Essa avaliação se baseia também na própria delação de Queiroz, que possibilitou a prisão do ex-bombeiro Maxwell Simões Corrêa, conhecido como Suel, como uma das pessoas que participaram da campana para monitorar Marielle.

Segundo fontes a par da investigação ouvidas pela Folha, Suel chegou a ser sondado pela PF para firmar um acordo de delação no final de novembro do ano passado. Porém, as conversas não foram adiante, pois Lessa decidiu colaborar.

A viúva de Marielle, a vereadora Monica Benicio (PSOL-RJ), afirmou nas redes sociais que vê com preocupações o vazamento de informações que possam comprometer o andamento do caso.

"Aguardamos com esperança que a delação de Ronnie Lessa apresente de fato novos elementos probatórios que representem um avanço significativo na busca por justiça.
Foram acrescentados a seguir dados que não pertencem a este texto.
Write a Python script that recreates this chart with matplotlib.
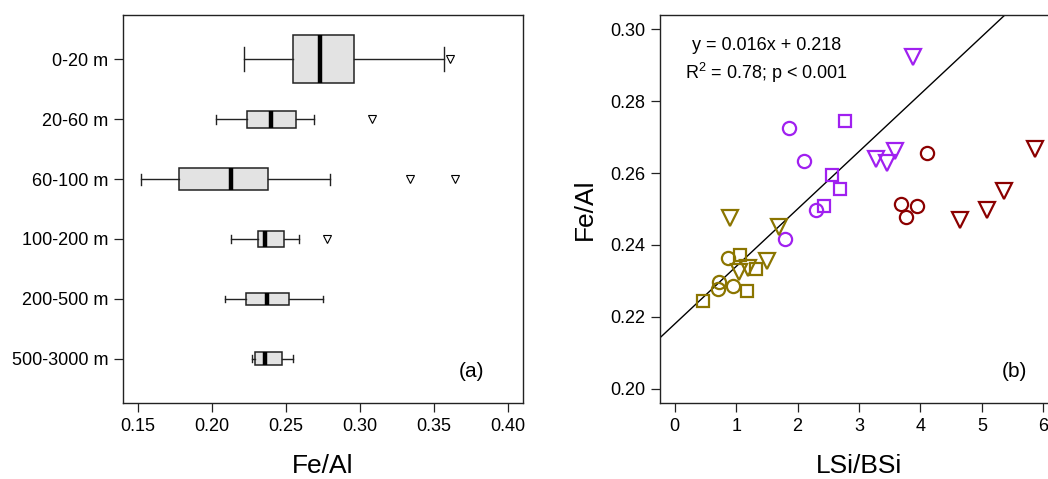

No entanto, é necessário ressaltar que, até o momento, não houve atualizações oficiais por parte das autoridades envolvidas, e a delação ainda precisa ser homologada pelo Superior Tribunal de Justiça para confirmar sua validade", disse.

Também nas redes, o ex-presidente Jair Bolsonaro (PL) afirmou que, com a delação de Lessa, "cessa a narrativa descomunal e proposital criada por grande parte da imprensa e pela militância da esquerda". Ele e Lessa eram vizinhos no condomínio Vivendas da Barra, no Rio de Janeiro.

Bolsonaro afirmou ainda que comentará o assunto no domingo (28) em uma live.